## start ENTRIES SHOWN
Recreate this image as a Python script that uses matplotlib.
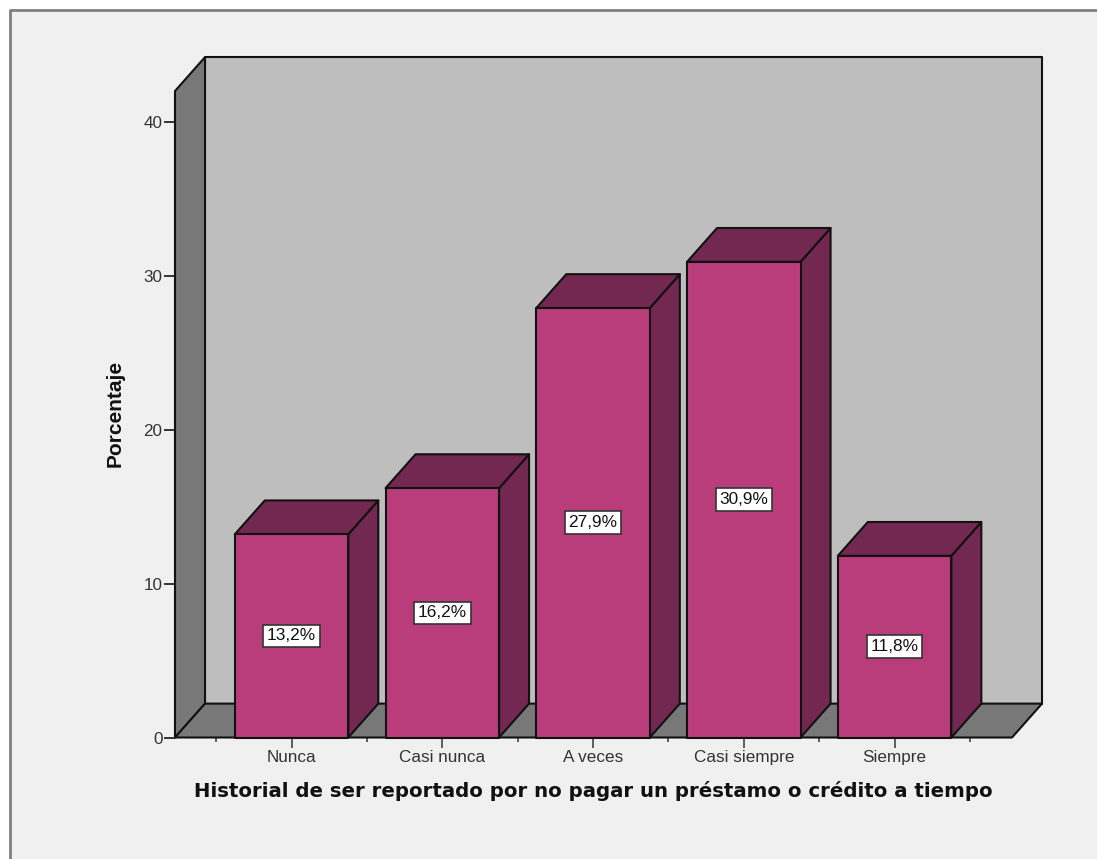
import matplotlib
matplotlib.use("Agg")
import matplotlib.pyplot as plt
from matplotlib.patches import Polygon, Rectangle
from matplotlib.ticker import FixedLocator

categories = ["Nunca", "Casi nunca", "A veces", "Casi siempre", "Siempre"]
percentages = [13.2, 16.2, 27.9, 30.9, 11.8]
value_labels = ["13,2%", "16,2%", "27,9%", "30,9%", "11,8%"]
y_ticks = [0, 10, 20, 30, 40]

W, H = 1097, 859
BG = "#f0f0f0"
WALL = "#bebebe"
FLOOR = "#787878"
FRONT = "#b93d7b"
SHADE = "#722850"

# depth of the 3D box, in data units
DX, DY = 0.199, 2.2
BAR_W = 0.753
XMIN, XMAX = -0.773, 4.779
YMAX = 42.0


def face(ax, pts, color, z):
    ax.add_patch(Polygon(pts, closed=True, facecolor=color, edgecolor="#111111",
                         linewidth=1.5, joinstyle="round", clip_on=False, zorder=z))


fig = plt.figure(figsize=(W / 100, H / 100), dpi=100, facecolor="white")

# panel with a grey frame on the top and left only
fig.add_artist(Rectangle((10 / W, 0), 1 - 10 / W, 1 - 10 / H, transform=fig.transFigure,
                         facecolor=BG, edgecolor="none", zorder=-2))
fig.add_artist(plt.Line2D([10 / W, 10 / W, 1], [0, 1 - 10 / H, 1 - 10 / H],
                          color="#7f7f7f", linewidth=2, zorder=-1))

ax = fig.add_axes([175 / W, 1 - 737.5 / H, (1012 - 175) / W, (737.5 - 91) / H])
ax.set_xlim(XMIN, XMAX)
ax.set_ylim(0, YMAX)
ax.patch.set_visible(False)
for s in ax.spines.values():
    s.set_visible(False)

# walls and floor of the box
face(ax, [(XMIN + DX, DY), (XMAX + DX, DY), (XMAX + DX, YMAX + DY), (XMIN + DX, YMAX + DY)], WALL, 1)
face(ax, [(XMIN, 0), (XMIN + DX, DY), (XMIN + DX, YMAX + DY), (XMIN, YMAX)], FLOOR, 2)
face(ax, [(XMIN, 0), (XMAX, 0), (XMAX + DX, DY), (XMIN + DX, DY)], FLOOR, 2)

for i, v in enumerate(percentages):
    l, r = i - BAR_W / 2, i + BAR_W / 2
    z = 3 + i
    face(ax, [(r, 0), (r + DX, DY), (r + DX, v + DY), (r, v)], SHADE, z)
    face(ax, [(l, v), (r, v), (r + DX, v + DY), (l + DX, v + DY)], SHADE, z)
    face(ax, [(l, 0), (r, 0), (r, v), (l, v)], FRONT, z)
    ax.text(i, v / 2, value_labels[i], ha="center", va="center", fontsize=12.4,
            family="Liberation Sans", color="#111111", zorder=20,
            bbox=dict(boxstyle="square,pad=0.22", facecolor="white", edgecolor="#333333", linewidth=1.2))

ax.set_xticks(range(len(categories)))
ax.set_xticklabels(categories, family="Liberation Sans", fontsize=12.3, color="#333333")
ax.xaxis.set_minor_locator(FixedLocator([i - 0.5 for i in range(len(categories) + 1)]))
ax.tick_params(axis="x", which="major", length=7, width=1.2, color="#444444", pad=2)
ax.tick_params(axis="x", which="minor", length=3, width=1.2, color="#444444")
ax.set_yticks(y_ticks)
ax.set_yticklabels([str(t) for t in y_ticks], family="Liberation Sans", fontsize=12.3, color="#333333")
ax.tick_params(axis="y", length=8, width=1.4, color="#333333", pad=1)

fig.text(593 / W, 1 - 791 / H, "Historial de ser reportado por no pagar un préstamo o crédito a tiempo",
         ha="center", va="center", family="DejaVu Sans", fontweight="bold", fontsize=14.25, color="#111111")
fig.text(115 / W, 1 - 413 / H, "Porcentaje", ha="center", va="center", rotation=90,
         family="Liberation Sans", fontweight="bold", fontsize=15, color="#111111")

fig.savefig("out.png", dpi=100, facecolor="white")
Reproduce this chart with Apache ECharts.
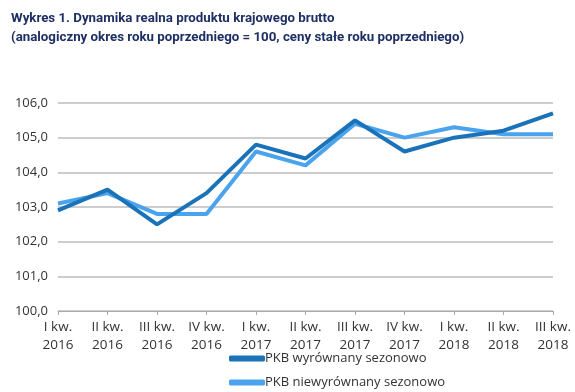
## end ENTRIES SHOWN
● **WRITTEN TASK**
Gather, from the listing above, every line carrying the word "this".

● **ANSWER BELOW**
Recreate this image as a Python script that uses matplotlib.
Reproduce this chart with Apache ECharts.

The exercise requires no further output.